◆ **TASK DESCRIPTION**:
Retype word for word the first line of the listing and each line after it up to the line with "plt.rcParams['mathtext.fontset'] = 'cm'", with the pictures taken out.

____ DATA EXTRACT

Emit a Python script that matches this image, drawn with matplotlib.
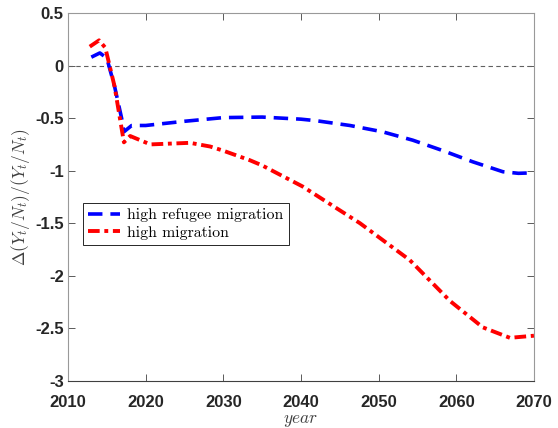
import numpy as np
import matplotlib
matplotlib.use('Agg')
import matplotlib.pyplot as plt

plt.rcParams['axes.unicode_minus'] = False
plt.rcParams['mathtext.fontset'] = 'cm'

# data
years_refugee = [2013, 2014.1, 2015, 2016, 2016.9, 2017.2, 2018.2, 2020, 2025, 2030,
                 2035, 2040, 2042, 2046.3, 2050.5, 2054.4, 2058.3, 2062.1, 2066, 2068, 2070]
refugee = [0.08, 0.12, 0.07, -0.2, -0.5, -0.63, -0.57, -0.57, -0.53, -0.495,
           -0.49, -0.51, -0.525, -0.57, -0.63, -0.71, -0.81, -0.915, -1.01, -1.025, -1.02]

years_migr = [2012.8, 2014, 2014.8, 2016, 2017.2, 2018, 2020.6, 2025.7, 2028.3, 2030,
              2033.4, 2035, 2040.2, 2047.6, 2054, 2059.2, 2063.4, 2066.9, 2070]
migr = [0.18, 0.24, 0.17, -0.2, -0.73, -0.67, -0.75, -0.735, -0.77, -0.81,
        -0.90, -0.95, -1.15, -1.50, -1.85, -2.24, -2.49, -2.59, -2.57]

xticks = [2010, 2020, 2030, 2040, 2050, 2060, 2070]
yticks = [0.5, 0, -0.5, -1, -1.5, -2, -2.5, -3]
ytick_labels = ['0.5', '0', '-0.5', '-1', '-1.5', '-2', '-2.5', '-3']

fig = plt.figure(figsize=(5.58, 4.28), dpi=100, facecolor='w')
ax = fig.add_axes([0.1219, 0.110, 0.835, 0.8596])

ax.axhline(0, color='#606060', lw=0.8, ls=(0, (4, 3)))
ax.plot(years_refugee, refugee, color='#0000ff', lw=2.6, ls=(0, (4, 2.2)),
        label='high refugee migration')
ax.plot(years_migr, migr, color='#ff0000', lw=2.8, ls=(0, (3, 1.2, 1, 1.2)),
        label='high migration')

ax.set_xlim(2010, 2070)
ax.set_ylim(-3, 0.5)
ax.set_xticks(xticks)
ax.set_yticks(yticks)
ax.set_yticklabels(ytick_labels)
for lab in ax.get_xticklabels() + ax.get_yticklabels():
    lab.set_fontfamily('Liberation Sans')
    lab.set_fontweight('bold')
    lab.set_fontsize(12)
    lab.set_color('#262626')
ax.tick_params(direction='in', top=True, right=True, length=5, width=0.6,
               color='#404040')
ax.tick_params(axis='x', pad=10)
ax.tick_params(axis='y', pad=3)
for side in ['left', 'right', 'top']:
    ax.spines[side].set_color('#999999')
ax.spines['bottom'].set_color('#404040')

ax.set_xlabel(r'$year$', fontsize=12.5, color='#404040', labelpad=1)
ax.set_ylabel(r'$\Delta(Y_t/N_t)/(Y_t/N_t)$', fontsize=12.5, color='#404040', labelpad=2)

leg = ax.legend(loc='upper left', bbox_to_anchor=(0.032, 0.484), prop={'family': 'cmr10', 'size': 11.4},
                fancybox=False, edgecolor='#262626', framealpha=1, handlelength=2.0,
                handletextpad=0.45, borderpad=0.35, labelspacing=0.2, borderaxespad=0)
leg.get_frame().set_linewidth(0.7)

fig.savefig('out.png', dpi=100)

________

◆ **WRITTEN RESPONSE**:
Emit a Python script that matches this image, drawn with matplotlib.
import numpy as np
import matplotlib
matplotlib.use('Agg')
import matplotlib.pyplot as plt

plt.rcParams['axes.unicode_minus'] = False
plt.rcParams['mathtext.fontset'] = 'cm'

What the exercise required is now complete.